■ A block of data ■
※ ※ ※
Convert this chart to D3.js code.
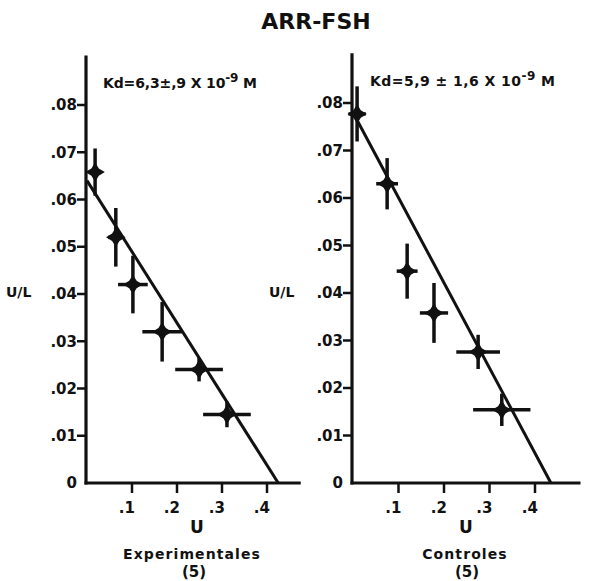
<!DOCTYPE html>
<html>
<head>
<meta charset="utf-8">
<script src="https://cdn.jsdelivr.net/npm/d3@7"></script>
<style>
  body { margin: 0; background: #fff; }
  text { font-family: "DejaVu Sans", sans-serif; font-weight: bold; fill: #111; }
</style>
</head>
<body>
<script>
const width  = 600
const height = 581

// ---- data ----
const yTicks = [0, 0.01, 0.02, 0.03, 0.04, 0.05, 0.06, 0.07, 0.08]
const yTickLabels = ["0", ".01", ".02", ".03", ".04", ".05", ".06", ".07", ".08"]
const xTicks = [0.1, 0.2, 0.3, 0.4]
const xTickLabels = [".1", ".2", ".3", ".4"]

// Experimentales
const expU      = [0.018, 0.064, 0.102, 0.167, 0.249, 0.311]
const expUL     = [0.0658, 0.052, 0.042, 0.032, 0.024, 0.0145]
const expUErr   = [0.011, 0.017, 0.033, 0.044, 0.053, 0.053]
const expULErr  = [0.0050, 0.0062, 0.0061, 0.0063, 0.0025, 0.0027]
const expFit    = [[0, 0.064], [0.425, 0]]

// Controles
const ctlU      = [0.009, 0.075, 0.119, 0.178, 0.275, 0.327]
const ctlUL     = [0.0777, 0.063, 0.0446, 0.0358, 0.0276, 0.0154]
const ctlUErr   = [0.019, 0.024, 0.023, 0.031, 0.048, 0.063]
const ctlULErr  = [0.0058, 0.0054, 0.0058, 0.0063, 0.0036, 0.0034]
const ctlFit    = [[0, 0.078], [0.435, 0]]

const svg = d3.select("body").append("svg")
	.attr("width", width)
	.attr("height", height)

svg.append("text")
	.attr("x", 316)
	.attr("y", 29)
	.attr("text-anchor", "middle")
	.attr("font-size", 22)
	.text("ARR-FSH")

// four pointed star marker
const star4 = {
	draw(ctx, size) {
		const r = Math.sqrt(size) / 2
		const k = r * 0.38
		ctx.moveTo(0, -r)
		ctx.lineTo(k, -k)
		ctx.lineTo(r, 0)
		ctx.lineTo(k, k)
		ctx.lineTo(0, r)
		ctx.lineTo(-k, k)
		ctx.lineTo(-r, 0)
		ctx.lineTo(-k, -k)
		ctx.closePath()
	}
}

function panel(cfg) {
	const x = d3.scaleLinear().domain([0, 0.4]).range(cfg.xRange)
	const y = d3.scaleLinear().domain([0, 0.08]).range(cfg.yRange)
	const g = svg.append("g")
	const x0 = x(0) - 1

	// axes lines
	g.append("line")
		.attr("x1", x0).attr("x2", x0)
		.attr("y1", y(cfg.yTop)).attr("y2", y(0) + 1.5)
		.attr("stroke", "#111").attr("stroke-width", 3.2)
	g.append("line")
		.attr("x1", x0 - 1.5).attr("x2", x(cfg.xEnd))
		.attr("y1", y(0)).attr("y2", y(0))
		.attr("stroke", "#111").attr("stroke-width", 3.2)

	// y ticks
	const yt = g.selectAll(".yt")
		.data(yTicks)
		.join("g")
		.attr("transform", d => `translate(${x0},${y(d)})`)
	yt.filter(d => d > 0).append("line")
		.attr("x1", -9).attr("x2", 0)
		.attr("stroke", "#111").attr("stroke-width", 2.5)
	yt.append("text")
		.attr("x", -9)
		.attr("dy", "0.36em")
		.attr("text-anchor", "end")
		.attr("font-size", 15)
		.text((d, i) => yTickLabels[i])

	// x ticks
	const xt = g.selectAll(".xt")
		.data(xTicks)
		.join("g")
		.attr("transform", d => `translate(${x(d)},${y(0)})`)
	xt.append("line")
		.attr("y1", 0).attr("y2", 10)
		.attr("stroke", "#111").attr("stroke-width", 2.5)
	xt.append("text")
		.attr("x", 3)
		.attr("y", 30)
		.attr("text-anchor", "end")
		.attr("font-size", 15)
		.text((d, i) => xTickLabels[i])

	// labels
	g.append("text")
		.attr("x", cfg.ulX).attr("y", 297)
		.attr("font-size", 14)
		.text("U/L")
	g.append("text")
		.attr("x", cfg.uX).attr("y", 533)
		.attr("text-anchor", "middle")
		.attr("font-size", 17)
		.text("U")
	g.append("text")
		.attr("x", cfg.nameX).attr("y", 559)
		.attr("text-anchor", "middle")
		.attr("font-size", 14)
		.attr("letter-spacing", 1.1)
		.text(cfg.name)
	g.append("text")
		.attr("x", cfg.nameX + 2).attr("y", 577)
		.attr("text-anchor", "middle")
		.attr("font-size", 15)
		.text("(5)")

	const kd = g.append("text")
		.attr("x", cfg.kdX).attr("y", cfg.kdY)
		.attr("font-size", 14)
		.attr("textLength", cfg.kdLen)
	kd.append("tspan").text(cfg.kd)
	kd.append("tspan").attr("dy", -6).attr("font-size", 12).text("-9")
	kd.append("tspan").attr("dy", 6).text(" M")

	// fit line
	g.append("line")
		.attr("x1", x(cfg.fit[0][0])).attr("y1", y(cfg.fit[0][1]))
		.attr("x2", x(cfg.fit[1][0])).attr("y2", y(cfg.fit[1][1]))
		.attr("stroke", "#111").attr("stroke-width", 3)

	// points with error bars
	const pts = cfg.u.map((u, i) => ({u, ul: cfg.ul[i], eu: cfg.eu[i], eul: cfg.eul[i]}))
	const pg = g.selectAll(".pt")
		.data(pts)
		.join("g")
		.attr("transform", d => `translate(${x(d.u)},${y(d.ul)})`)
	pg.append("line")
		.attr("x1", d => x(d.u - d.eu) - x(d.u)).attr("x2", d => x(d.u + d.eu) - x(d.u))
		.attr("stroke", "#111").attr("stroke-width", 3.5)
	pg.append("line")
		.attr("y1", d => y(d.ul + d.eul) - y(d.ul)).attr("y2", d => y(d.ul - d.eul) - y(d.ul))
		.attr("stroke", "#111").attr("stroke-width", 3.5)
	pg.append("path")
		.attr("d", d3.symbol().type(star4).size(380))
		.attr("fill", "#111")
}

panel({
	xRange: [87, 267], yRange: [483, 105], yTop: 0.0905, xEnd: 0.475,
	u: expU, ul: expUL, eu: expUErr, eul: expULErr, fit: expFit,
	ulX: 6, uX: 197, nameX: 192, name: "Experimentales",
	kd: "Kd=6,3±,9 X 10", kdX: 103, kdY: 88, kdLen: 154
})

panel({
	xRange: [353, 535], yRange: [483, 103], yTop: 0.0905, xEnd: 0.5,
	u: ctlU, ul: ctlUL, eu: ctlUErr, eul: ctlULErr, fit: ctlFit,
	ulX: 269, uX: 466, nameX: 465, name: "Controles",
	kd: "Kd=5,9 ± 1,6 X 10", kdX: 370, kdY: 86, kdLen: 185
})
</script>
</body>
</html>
※ ※ ※
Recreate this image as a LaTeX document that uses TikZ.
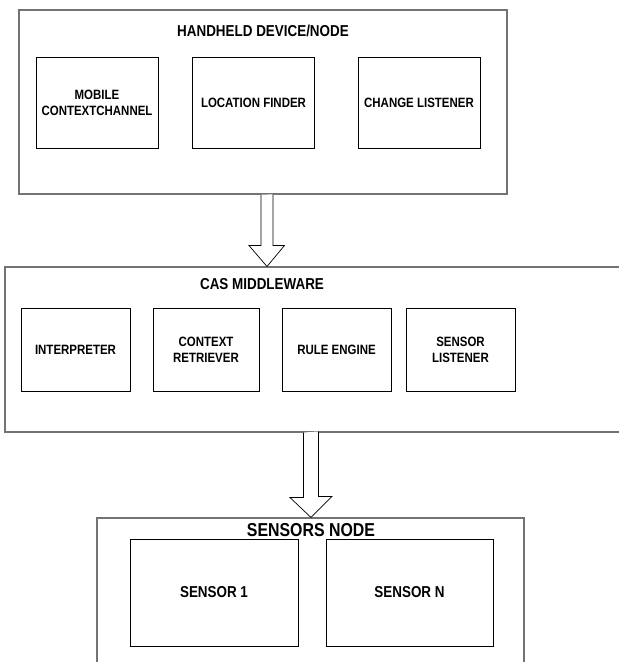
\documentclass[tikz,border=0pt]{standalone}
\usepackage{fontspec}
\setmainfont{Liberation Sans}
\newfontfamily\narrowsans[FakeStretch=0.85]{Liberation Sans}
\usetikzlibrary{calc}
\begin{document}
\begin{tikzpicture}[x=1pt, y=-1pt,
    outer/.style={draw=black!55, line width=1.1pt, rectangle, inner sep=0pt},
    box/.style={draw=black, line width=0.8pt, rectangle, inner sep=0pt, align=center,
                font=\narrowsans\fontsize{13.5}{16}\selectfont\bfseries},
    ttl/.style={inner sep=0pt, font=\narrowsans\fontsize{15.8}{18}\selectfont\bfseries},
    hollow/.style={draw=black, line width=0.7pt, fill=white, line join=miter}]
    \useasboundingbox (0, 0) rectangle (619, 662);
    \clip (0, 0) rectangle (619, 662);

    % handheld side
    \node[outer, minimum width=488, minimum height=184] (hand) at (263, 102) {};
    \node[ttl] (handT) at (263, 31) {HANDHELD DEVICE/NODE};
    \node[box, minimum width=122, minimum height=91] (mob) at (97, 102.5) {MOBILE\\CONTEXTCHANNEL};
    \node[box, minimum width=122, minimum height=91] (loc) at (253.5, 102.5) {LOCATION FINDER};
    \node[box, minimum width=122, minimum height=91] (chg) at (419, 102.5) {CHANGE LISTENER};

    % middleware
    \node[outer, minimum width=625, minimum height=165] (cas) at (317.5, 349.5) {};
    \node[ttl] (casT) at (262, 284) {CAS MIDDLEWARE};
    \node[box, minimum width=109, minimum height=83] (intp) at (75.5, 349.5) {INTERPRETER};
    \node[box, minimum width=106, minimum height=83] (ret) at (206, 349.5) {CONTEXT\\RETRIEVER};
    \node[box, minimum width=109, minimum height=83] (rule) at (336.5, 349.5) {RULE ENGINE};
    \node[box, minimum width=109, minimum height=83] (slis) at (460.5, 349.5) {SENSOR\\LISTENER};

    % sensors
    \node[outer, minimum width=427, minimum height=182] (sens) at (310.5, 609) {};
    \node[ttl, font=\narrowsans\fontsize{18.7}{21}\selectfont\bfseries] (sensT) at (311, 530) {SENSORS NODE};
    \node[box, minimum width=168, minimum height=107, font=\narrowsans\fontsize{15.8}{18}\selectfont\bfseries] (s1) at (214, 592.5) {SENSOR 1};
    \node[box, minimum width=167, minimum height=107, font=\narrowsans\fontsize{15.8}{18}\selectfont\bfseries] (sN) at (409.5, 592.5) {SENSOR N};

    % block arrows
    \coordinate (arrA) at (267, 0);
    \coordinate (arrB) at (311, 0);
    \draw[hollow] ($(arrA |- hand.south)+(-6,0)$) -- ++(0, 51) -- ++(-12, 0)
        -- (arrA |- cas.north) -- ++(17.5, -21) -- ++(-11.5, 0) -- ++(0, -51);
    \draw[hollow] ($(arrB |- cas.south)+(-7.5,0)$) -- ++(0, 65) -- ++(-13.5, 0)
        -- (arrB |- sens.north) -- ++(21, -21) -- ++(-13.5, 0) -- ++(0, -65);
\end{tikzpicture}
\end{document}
※ ※ ※
■ Objective ■
Give every line of the material that includes the string "this".

■ Task solution ■
Convert this chart to D3.js code.
Recreate this image as a LaTeX document that uses TikZ.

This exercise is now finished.